Half a million liters of diesel oil has fouled the waters off Cavite after it leaked from a pipeline in a fuel depot in Rosario town on Thursday. Four towns are feeling the brunt of the catastrophe, with some residents forced to leave their homes because of the overwhelming fumes from the oil slick that stretched for 20 kilometers along the Cavite coast.
The health risk it posed is just the tip of a bigger tragedy. Thousands of small fishermen and their families have been deprived of their livelihood.
Cavite has long been famous for its tahong and talaba, and provincial authorities dread the damage wreaked by the oil spill on the shellfish and mussel harvest.
And then there is the toll on the marine ecosystem. Already there are reports of dead fish and shellfish turning up in Manila Bay. The long-term effects of the oil spill on the bay’s resources will have to be closely monitored.
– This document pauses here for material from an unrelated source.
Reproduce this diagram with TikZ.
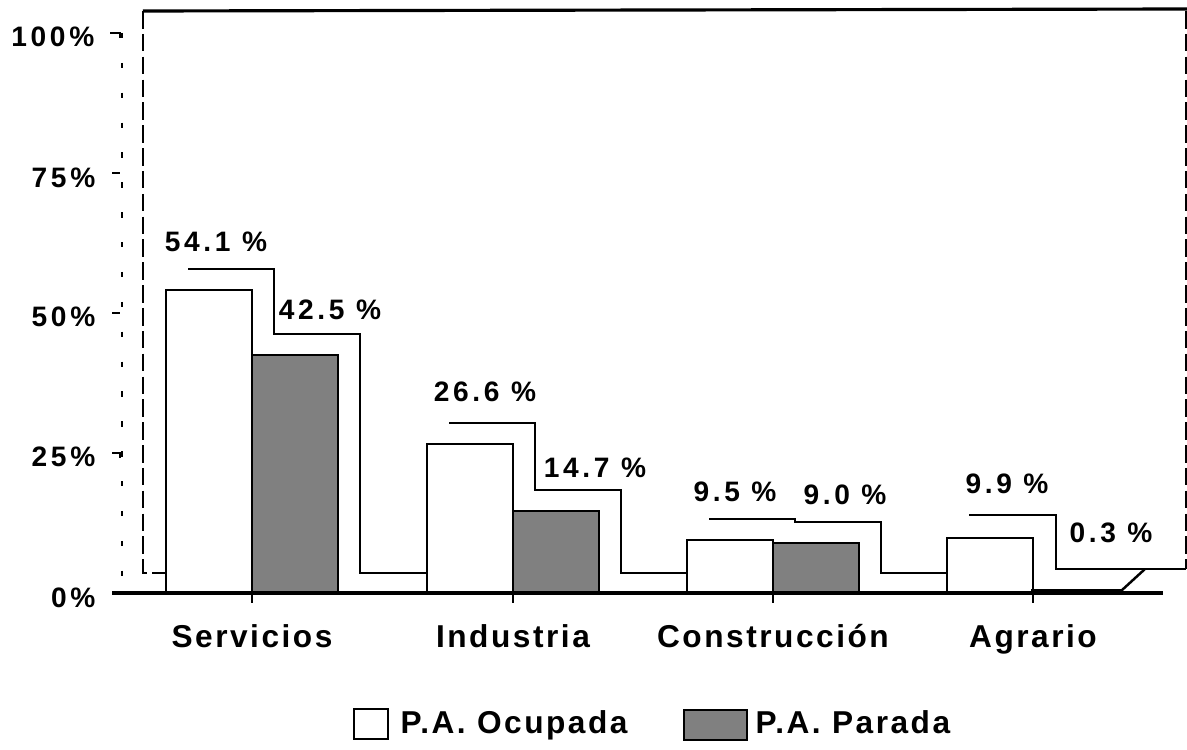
\documentclass[tikz,border=0pt]{standalone}
\usepackage{fontspec}
\setmainfont{Liberation Sans}
\newfontfamily\tickfont{Liberation Sans}[LetterSpace=13]
\newfontfamily\namefont{Liberation Sans}[LetterSpace=8]
\begin{document}
\begin{tikzpicture}[x=0.1mm,y=-0.1mm,
        bar/.style={draw,line width=0.8pt},
        parada/.style={bar,fill=black!50},
        back/.style={line width=0.7pt},
        val/.style={inner sep=0pt,font=\tickfont\bfseries\fontsize{8}{9}\selectfont},
        cat/.style={inner sep=0pt,anchor=base,font=\namefont\bfseries\fontsize{9}{10}\selectfont}]
    \useasboundingbox (0,0) rectangle (1187,750);
    % back wall
    \draw[back,line width=0.9pt] (143,11) -- (1187,9);
    \draw[back,dash pattern=on 5pt off 1.5pt] (143,11) -- (143,573) -- (166,573);
    \draw[back,dash pattern=on 5pt off 1.5pt] (1186,11) -- (1186,569);
    % y axis
    \draw[dash pattern=on 1.5pt off 7pt,line width=0.4pt] (122,33) -- (122,593);
    \draw[line width=0.7pt] (110,33) -- (120,33) -- (120,38);
    \draw[line width=0.7pt] (112,173) -- (120,173);
    \draw[line width=0.7pt] (112,313) -- (120,313);
    \draw[line width=0.7pt] (112,453) -- (120,453) -- (120,458);
    \node[val,anchor=east] (y100) at (95,37) {100\%};
    \node[val,anchor=east] (y75) at (96,178) {75\%};
    \node[val,anchor=east] (y50) at (96,317) {50\%};
    \node[val,anchor=east] (y25) at (96,457) {25\%};
    \node[val,anchor=east] (y0) at (96,598) {0\%};
    % shadows of the bars
    \draw[back] (188,269) -- (274,269) -- (274,334) -- (360,334) -- (360,573) -- (427,573);
    \draw[back] (449,423) -- (535,423) -- (535,490) -- (621,490) -- (621,573) -- (687,573);
    \draw[back] (709,519) -- (795,519) -- (795,522) -- (881,522) -- (881,573) -- (947,573);
    \draw[back] (969,515) -- (1056,515) -- (1056,569) -- (1186,569);
    \draw[back] (1121,591) -- (1145,569);
    % bars
    \draw[bar,fill=white] (166,593) rectangle (252,290);
    \draw[parada] (252,593) rectangle (338,355);
    \draw[bar,fill=white] (427,593) rectangle (513,444);
    \draw[parada] (513,593) rectangle (599,511);
    \draw[bar,fill=white] (687,593) rectangle (773,540);
    \draw[parada] (773,593) rectangle (859,543);
    \draw[bar,fill=white] (947,593) rectangle (1033,538);
    \draw[parada,line width=1pt] (1033,593) rectangle (1121,591);
    % x axis
    \draw[line width=1.1pt] (112,593) -- (1163,593);
    \draw[line width=0.6pt] (252,593) -- (252,603);
    \draw[line width=0.6pt] (513,593) -- (513,603);
    \draw[line width=0.6pt] (773,593) -- (773,603);
    \draw[line width=0.6pt] (1033,593) -- (1033,603);
    % values
    \node[val] (v1) at (216,242) {54.1 \%};
    \node[val] (v2) at (330,310) {42.5 \%};
    \node[val] (v3) at (485,392) {26.6 \%};
    \node[val] (v4) at (595,468) {14.7 \%};
    \node[val] (v5) at (735,492) {9.5 \%};
    \node[val] (v6) at (845,495) {9.0 \%};
    \node[val] (v7) at (1007,484) {9.9 \%};
    \node[val] (v8) at (1111,533) {0.3 \%};
    % categories
    \node[cat] (serv) at (252,648) {Servicios};
    \node[cat] (ind) at (513,648) {Industria};
    \node[cat] (cons) at (773,648) {Construcción};
    \node[cat] (agr) at (1033,648) {Agrario};
    % legend
    \draw[bar,fill=white] (354,709) rectangle (388,739);
    \node[cat,anchor=base west] (ocup) at (400,734) {P.A. Ocupada};
    \draw[parada] (684,710) rectangle (747,740);
    \node[cat,anchor=base west] (par) at (755,734) {P.A. Parada};
\end{tikzpicture}
\end{document}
A massive clean-up effort is needed to limit the damage from the spilled oil. And it has to be launched now. The question is who will pay for it.
Petron Corporation, who owns the depot in Rosario, has hedged in accepting responsibility for spill, saying it will wait for the results of its investigation of the incident. Herma Shipping and Transport Corp., the owner of the tanker MV Makisig, which was unloading the diesel at the Petron facility, has not issued an official statement, although the ship’s skipper refuses to take the blame.
The Philippine Coast Guard, however, has said it found a hole in the pipeline where the oil leaked out. What it could not determine is what caused the breach.
Going after who is responsible is not the main issue at the moment. The focus should be on ridding Manila Bay of the slick before it spreads further and bring more havoc to coastal communities already reeling from its effects.